Reproduce verbatim the lines up to and including the one with "0), color=GREY, zorder=2)", starting from the first.

▸ Plotting code records
[START]

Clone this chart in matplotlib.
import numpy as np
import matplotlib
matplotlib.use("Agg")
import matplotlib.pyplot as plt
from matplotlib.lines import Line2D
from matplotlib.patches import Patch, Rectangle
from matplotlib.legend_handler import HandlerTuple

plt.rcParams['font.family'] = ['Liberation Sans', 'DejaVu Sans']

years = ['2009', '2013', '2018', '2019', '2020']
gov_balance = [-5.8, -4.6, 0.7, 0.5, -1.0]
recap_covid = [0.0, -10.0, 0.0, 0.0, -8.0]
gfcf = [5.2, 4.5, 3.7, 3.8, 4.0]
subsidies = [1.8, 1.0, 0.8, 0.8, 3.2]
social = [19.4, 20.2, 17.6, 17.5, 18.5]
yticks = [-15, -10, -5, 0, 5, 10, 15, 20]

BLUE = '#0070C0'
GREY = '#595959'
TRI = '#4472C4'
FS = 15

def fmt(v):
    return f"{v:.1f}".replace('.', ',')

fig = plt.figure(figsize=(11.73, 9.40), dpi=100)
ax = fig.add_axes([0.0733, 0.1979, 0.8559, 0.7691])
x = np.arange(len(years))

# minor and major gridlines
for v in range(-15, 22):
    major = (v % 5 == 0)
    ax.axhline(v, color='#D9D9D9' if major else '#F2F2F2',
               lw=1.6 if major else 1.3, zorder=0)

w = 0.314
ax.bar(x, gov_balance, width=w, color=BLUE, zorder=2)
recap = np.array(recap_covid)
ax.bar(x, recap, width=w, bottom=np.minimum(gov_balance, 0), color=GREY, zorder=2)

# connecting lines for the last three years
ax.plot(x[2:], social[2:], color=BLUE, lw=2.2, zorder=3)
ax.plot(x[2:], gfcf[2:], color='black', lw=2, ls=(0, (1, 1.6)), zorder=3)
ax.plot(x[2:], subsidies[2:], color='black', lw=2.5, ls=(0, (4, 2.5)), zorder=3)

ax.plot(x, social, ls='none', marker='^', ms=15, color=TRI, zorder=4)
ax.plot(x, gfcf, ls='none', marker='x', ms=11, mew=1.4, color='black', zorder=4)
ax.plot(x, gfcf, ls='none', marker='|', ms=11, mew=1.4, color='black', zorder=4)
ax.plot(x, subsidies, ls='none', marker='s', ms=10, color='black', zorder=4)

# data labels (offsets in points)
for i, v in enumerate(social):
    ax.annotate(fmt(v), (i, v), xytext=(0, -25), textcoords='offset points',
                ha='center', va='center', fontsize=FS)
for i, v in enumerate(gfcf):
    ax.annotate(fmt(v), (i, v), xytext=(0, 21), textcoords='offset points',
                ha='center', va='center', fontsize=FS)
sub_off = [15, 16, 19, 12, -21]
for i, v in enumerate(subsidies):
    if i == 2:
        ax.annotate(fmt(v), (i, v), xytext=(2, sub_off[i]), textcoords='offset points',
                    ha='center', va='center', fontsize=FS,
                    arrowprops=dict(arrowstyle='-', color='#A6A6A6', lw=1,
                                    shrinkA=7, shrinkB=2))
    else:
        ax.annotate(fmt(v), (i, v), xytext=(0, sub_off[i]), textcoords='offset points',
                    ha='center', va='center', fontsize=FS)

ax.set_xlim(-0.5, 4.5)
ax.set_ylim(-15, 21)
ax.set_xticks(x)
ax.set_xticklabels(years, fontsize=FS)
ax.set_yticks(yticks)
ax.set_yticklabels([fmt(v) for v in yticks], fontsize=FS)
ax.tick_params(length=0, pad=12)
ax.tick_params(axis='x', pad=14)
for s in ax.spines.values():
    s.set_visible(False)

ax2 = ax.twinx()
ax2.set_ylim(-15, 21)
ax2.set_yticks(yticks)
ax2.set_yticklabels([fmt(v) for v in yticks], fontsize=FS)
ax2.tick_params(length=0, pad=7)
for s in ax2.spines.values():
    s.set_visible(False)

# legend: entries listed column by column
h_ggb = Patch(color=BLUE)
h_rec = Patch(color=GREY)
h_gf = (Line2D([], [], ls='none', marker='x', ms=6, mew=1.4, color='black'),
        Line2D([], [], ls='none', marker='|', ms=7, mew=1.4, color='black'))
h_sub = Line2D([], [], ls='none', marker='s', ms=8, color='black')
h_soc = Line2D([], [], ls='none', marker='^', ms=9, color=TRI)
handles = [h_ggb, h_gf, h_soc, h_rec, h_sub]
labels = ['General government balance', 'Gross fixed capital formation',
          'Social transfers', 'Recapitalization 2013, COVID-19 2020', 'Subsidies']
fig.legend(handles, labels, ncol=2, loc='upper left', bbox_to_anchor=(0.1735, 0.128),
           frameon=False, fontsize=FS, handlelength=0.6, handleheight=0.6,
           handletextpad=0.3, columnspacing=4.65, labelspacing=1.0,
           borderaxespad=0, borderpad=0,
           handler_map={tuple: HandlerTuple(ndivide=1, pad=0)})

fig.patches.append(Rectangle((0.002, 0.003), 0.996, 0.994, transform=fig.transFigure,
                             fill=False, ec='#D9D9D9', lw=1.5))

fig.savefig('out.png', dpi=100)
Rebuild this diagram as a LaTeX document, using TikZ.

[END]

▸ EXPECTED ANSWER
Clone this chart in matplotlib.
import numpy as np
import matplotlib
matplotlib.use("Agg")
import matplotlib.pyplot as plt
from matplotlib.lines import Line2D
from matplotlib.patches import Patch, Rectangle
from matplotlib.legend_handler import HandlerTuple

plt.rcParams['font.family'] = ['Liberation Sans', 'DejaVu Sans']

years = ['2009', '2013', '2018', '2019', '2020']
gov_balance = [-5.8, -4.6, 0.7, 0.5, -1.0]
recap_covid = [0.0, -10.0, 0.0, 0.0, -8.0]
gfcf = [5.2, 4.5, 3.7, 3.8, 4.0]
subsidies = [1.8, 1.0, 0.8, 0.8, 3.2]
social = [19.4, 20.2, 17.6, 17.5, 18.5]
yticks = [-15, -10, -5, 0, 5, 10, 15, 20]

BLUE = '#0070C0'
GREY = '#595959'
TRI = '#4472C4'
FS = 15

def fmt(v):
    return f"{v:.1f}".replace('.', ',')

fig = plt.figure(figsize=(11.73, 9.40), dpi=100)
ax = fig.add_axes([0.0733, 0.1979, 0.8559, 0.7691])
x = np.arange(len(years))

# minor and major gridlines
for v in range(-15, 22):
    major = (v % 5 == 0)
    ax.axhline(v, color='#D9D9D9' if major else '#F2F2F2',
               lw=1.6 if major else 1.3, zorder=0)

w = 0.314
ax.bar(x, gov_balance, width=w, color=BLUE, zorder=2)
recap = np.array(recap_covid)
ax.bar(x, recap, width=w, bottom=np.minimum(gov_balance, 0), color=GREY, zorder=2)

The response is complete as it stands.